Data to use:
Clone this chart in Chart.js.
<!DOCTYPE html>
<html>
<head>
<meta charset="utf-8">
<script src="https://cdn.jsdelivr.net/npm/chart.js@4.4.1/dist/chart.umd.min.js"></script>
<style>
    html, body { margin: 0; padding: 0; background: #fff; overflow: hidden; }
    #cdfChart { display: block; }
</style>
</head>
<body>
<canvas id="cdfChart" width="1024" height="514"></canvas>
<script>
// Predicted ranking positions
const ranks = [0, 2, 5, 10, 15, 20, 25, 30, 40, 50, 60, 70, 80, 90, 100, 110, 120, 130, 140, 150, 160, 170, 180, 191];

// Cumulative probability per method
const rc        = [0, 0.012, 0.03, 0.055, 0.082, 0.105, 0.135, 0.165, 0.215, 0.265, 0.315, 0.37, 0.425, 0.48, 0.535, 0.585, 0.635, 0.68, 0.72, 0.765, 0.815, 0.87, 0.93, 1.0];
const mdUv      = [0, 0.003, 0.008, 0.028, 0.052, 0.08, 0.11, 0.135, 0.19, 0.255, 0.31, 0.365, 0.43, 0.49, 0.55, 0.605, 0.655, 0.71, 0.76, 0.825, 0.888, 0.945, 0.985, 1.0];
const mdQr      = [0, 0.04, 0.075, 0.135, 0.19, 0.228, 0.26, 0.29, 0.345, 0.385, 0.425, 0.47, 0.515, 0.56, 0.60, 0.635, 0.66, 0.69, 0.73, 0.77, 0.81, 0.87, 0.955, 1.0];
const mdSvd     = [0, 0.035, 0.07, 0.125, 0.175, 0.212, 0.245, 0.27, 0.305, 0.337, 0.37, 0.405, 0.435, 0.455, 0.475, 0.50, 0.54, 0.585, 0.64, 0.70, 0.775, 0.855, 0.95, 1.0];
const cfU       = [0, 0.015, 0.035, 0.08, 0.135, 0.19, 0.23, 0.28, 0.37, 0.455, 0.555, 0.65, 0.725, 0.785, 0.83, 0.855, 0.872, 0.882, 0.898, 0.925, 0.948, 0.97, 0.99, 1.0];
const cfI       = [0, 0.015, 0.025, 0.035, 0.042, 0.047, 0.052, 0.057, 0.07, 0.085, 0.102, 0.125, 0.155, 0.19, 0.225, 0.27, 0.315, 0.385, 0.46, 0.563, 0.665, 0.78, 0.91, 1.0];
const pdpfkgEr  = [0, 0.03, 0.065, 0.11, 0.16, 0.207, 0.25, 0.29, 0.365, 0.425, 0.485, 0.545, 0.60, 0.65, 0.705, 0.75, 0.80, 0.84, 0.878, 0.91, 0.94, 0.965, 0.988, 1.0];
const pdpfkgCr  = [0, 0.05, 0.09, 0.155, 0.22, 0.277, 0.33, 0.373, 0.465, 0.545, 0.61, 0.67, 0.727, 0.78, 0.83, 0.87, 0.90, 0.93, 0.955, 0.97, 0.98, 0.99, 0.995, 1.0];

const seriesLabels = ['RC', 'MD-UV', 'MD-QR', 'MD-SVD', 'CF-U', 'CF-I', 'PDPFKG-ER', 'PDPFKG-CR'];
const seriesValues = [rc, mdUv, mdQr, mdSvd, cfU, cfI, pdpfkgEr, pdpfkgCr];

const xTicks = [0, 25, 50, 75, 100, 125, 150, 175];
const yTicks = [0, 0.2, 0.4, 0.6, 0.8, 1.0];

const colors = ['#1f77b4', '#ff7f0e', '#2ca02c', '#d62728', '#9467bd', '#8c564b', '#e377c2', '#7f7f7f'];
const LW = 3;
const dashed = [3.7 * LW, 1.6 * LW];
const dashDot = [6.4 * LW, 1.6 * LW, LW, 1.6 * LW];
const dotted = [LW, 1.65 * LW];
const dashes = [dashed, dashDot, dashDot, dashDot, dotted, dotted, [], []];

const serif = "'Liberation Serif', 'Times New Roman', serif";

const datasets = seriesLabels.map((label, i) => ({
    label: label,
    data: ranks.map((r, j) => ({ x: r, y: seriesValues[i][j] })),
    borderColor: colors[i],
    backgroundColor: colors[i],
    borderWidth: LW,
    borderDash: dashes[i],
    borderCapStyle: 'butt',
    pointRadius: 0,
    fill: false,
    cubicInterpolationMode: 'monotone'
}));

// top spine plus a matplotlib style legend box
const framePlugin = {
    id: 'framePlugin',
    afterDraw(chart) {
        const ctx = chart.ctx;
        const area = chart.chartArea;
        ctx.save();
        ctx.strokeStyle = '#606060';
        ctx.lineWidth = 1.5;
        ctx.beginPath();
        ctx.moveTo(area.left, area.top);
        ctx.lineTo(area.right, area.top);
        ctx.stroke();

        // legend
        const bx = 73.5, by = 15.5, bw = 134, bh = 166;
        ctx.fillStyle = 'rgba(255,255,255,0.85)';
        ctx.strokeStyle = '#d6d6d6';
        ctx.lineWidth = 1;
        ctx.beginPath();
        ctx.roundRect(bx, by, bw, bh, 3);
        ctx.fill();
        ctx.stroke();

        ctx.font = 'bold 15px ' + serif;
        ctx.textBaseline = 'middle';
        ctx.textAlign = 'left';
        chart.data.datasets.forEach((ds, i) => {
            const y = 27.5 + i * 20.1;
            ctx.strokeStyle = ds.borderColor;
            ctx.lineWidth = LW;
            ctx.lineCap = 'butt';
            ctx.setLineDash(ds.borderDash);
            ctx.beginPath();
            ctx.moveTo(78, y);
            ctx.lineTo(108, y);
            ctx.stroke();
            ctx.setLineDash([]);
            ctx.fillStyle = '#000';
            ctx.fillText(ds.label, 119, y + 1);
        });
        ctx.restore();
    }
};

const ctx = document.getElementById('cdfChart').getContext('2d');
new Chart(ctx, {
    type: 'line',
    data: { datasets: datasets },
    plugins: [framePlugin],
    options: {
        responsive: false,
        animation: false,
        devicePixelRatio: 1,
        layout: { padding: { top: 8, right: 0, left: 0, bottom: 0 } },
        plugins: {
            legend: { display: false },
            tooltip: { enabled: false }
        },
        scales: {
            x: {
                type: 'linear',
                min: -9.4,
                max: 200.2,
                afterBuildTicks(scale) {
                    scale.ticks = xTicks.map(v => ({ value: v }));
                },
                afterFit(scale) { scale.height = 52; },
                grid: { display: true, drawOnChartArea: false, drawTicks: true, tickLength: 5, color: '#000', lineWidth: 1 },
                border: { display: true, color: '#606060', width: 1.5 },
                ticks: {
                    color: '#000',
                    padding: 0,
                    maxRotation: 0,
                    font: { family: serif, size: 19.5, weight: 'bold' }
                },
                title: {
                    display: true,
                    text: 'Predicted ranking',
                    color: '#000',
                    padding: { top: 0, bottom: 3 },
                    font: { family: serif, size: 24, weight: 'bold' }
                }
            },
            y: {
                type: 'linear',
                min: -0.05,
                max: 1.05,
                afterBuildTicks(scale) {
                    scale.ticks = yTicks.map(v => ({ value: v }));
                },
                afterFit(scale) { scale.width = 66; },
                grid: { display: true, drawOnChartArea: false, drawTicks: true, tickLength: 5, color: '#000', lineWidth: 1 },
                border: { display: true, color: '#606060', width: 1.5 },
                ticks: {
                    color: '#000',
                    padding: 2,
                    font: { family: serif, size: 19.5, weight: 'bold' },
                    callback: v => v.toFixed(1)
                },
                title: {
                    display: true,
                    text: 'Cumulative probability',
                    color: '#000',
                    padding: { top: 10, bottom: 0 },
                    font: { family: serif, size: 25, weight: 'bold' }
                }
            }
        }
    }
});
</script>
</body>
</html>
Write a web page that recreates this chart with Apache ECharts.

Instruction: Return each line of the data exactly as written above.

Finished task:
Clone this chart in Chart.js.
<!DOCTYPE html>
<html>
<head>
<meta charset="utf-8">
<script src="https://cdn.jsdelivr.net/npm/chart.js@4.4.1/dist/chart.umd.min.js"></script>
<style>
    html, body { margin: 0; padding: 0; background: #fff; overflow: hidden; }
    #cdfChart { display: block; }
</style>
</head>
<body>
<canvas id="cdfChart" width="1024" height="514"></canvas>
<script>
// Predicted ranking positions
const ranks = [0, 2, 5, 10, 15, 20, 25, 30, 40, 50, 60, 70, 80, 90, 100, 110, 120, 130, 140, 150, 160, 170, 180, 191];

// Cumulative probability per method
const rc        = [0, 0.012, 0.03, 0.055, 0.082, 0.105, 0.135, 0.165, 0.215, 0.265, 0.315, 0.37, 0.425, 0.48, 0.535, 0.585, 0.635, 0.68, 0.72, 0.765, 0.815, 0.87, 0.93, 1.0];
const mdUv      = [0, 0.003, 0.008, 0.028, 0.052, 0.08, 0.11, 0.135, 0.19, 0.255, 0.31, 0.365, 0.43, 0.49, 0.55, 0.605, 0.655, 0.71, 0.76, 0.825, 0.888, 0.945, 0.985, 1.0];
const mdQr      = [0, 0.04, 0.075, 0.135, 0.19, 0.228, 0.26, 0.29, 0.345, 0.385, 0.425, 0.47, 0.515, 0.56, 0.60, 0.635, 0.66, 0.69, 0.73, 0.77, 0.81, 0.87, 0.955, 1.0];
const mdSvd     = [0, 0.035, 0.07, 0.125, 0.175, 0.212, 0.245, 0.27, 0.305, 0.337, 0.37, 0.405, 0.435, 0.455, 0.475, 0.50, 0.54, 0.585, 0.64, 0.70, 0.775, 0.855, 0.95, 1.0];
const cfU       = [0, 0.015, 0.035, 0.08, 0.135, 0.19, 0.23, 0.28, 0.37, 0.455, 0.555, 0.65, 0.725, 0.785, 0.83, 0.855, 0.872, 0.882, 0.898, 0.925, 0.948, 0.97, 0.99, 1.0];
const cfI       = [0, 0.015, 0.025, 0.035, 0.042, 0.047, 0.052, 0.057, 0.07, 0.085, 0.102, 0.125, 0.155, 0.19, 0.225, 0.27, 0.315, 0.385, 0.46, 0.563, 0.665, 0.78, 0.91, 1.0];
const pdpfkgEr  = [0, 0.03, 0.065, 0.11, 0.16, 0.207, 0.25, 0.29, 0.365, 0.425, 0.485, 0.545, 0.60, 0.65, 0.705, 0.75, 0.80, 0.84, 0.878, 0.91, 0.94, 0.965, 0.988, 1.0];
const pdpfkgCr  = [0, 0.05, 0.09, 0.155, 0.22, 0.277, 0.33, 0.373, 0.465, 0.545, 0.61, 0.67, 0.727, 0.78, 0.83, 0.87, 0.90, 0.93, 0.955, 0.97, 0.98, 0.99, 0.995, 1.0];

const seriesLabels = ['RC', 'MD-UV', 'MD-QR', 'MD-SVD', 'CF-U', 'CF-I', 'PDPFKG-ER', 'PDPFKG-CR'];
const seriesValues = [rc, mdUv, mdQr, mdSvd, cfU, cfI, pdpfkgEr, pdpfkgCr];

const xTicks = [0, 25, 50, 75, 100, 125, 150, 175];
const yTicks = [0, 0.2, 0.4, 0.6, 0.8, 1.0];

const colors = ['#1f77b4', '#ff7f0e', '#2ca02c', '#d62728', '#9467bd', '#8c564b', '#e377c2', '#7f7f7f'];
const LW = 3;
const dashed = [3.7 * LW, 1.6 * LW];
const dashDot = [6.4 * LW, 1.6 * LW, LW, 1.6 * LW];
const dotted = [LW, 1.65 * LW];
const dashes = [dashed, dashDot, dashDot, dashDot, dotted, dotted, [], []];

const serif = "'Liberation Serif', 'Times New Roman', serif";

const datasets = seriesLabels.map((label, i) => ({
    label: label,
    data: ranks.map((r, j) => ({ x: r, y: seriesValues[i][j] })),
    borderColor: colors[i],
    backgroundColor: colors[i],
    borderWidth: LW,
    borderDash: dashes[i],
    borderCapStyle: 'butt',
    pointRadius: 0,
    fill: false,
    cubicInterpolationMode: 'monotone'
}));

// top spine plus a matplotlib style legend box
const framePlugin = {
    id: 'framePlugin',
    afterDraw(chart) {
        const ctx = chart.ctx;
        const area = chart.chartArea;
        ctx.save();
        ctx.strokeStyle = '#606060';
        ctx.lineWidth = 1.5;
        ctx.beginPath();
        ctx.moveTo(area.left, area.top);
        ctx.lineTo(area.right, area.top);
        ctx.stroke();

        // legend
        const bx = 73.5, by = 15.5, bw = 134, bh = 166;
        ctx.fillStyle = 'rgba(255,255,255,0.85)';
        ctx.strokeStyle = '#d6d6d6';
        ctx.lineWidth = 1;
        ctx.beginPath();
        ctx.roundRect(bx, by, bw, bh, 3);
        ctx.fill();
        ctx.stroke();

        ctx.font = 'bold 15px ' + serif;
        ctx.textBaseline = 'middle';
        ctx.textAlign = 'left';
        chart.data.datasets.forEach((ds, i) => {
            const y = 27.5 + i * 20.1;
            ctx.strokeStyle = ds.borderColor;
            ctx.lineWidth = LW;
            ctx.lineCap = 'butt';
            ctx.setLineDash(ds.borderDash);
            ctx.beginPath();
            ctx.moveTo(78, y);
            ctx.lineTo(108, y);
            ctx.stroke();
            ctx.setLineDash([]);
            ctx.fillStyle = '#000';
            ctx.fillText(ds.label, 119, y + 1);
        });
        ctx.restore();
    }
};

const ctx = document.getElementById('cdfChart').getContext('2d');
new Chart(ctx, {
    type: 'line',
    data: { datasets: datasets },
    plugins: [framePlugin],
    options: {
        responsive: false,
        animation: false,
        devicePixelRatio: 1,
        layout: { padding: { top: 8, right: 0, left: 0, bottom: 0 } },
        plugins: {
            legend: { display: false },
            tooltip: { enabled: false }
        },
        scales: {
            x: {
                type: 'linear',
                min: -9.4,
                max: 200.2,
                afterBuildTicks(scale) {
                    scale.ticks = xTicks.map(v => ({ value: v }));
                },
                afterFit(scale) { scale.height = 52; },
                grid: { display: true, drawOnChartArea: false, drawTicks: true, tickLength: 5, color: '#000', lineWidth: 1 },
                border: { display: true, color: '#606060', width: 1.5 },
                ticks: {
                    color: '#000',
                    padding: 0,
                    maxRotation: 0,
                    font: { family: serif, size: 19.5, weight: 'bold' }
                },
                title: {
                    display: true,
                    text: 'Predicted ranking',
                    color: '#000',
                    padding: { top: 0, bottom: 3 },
                    font: { family: serif, size: 24, weight: 'bold' }
                }
            },
            y: {
                type: 'linear',
                min: -0.05,
                max: 1.05,
                afterBuildTicks(scale) {
                    scale.ticks = yTicks.map(v => ({ value: v }));
                },
                afterFit(scale) { scale.width = 66; },
                grid: { display: true, drawOnChartArea: false, drawTicks: true, tickLength: 5, color: '#000', lineWidth: 1 },
                border: { display: true, color: '#606060', width: 1.5 },
                ticks: {
                    color: '#000',
                    padding: 2,
                    font: { family: serif, size: 19.5, weight: 'bold' },
                    callback: v => v.toFixed(1)
                },
                title: {
                    display: true,
                    text: 'Cumulative probability',
                    color: '#000',
                    padding: { top: 10, bottom: 0 },
                    font: { family: serif, size: 25, weight: 'bold' }
                }
            }
        }
    }
});
</script>
</body>
</html>
Write a web page that recreates this chart with Apache ECharts.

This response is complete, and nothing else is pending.